We’re not alone in noticing this pattern. According to the US Office of Research Integrity (ORI), which investigates scientists who commit fraud on the government’s dime, nearly 70 percent of its inquiries now involve manipulated graphics. That’s up from the low single-digits 20 years ago.

One reason for the surge in such tampering surely is the relative ease of meddling that today’s computer graphics software provides would-be cheaters. A few mouse clicks or key strokes and presto! Here’s a slide showing in situ hybridization that never occurred. Need to prettify a messy histopathology slide? Digital airbrush here, drop a few pixels there and voilà!

Fortunately, ORI sleuths have pretty impressive forensic skills be­cause they manage to find much of this stuff when they look for it.

The problem, however, is that if you don’t look for fraud, you aren’t likely to find it. And, with few exceptions, journals do not appear to be keeping an eye out for image manipulation.

Consider: Retraction Watch recently reported on the case of two researchers in China who plagiarised shamelessly – we’re willing to concede that not all plagiarism is so flagrant – from an earlier article, going so far as to steal several of the original author’s figures.

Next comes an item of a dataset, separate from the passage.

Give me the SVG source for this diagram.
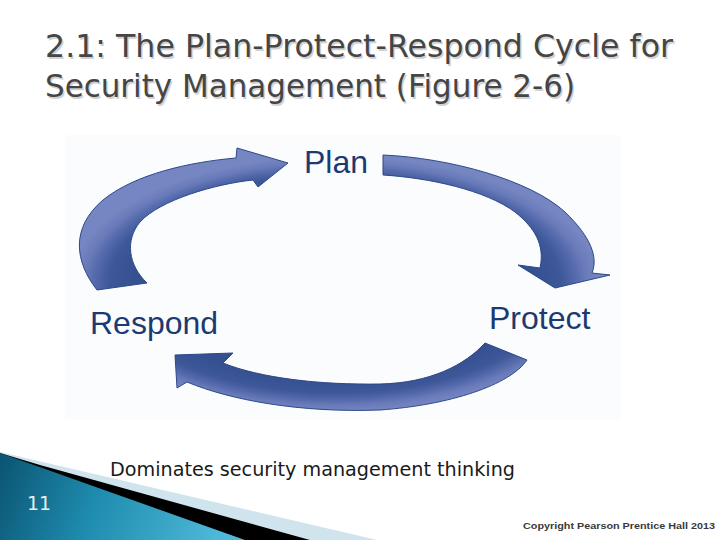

The theft of the images from a 1996 paper in Fuzzy Sets and Systems wasn’t fuzzy at all when you looked at the plagiarists’ 2009 work in Transportation Research Part E: Logistics and Transportation Review. That raised the question: What were the reviewers and editors doing when they screened the second manuscript? After all, even the abstracts were virtually identical, so a Medline search would have raised an immediate red flag.

Ah, you might say, but the papers appeared in different journals. So they did. But the two titles are owned by the same publishing house, Elsevier.

Now, Elsevier does, in fact, participate in the CrossRef group of publishers and journals that screen manuscripts for word theft (why that didn’t pick up the case in question, we don’t know). But no such system exists for reviewing images.

We were surprised to learn that major publishers like Elsevier don’t at least have an internal system for automatically screening submitted images for potential misuse.

It’s not impossible. Mike Rossner, executive editor of the Rockefeller University Press (RUP), has come up with what the Scholarly Publishing and Academic Resources Coalition has called a “leading-edge program to screen digital images in manuscripts accepted for publication at RUP for possible manipulation”. Rossner has written widely on that programme, which he is happy for others to use.

The reason for publishers doing in-house image comparisons seems to be the usual: time and cost. Wouldn’t avoiding retractions more than pay for itself in good will and confidence – from readers, authors, editors and the entire science community?

We should appeal to authors, too. As the editor of Autophagy put it in an editorial last year: “What were you thinking? Do not manipulate those data.”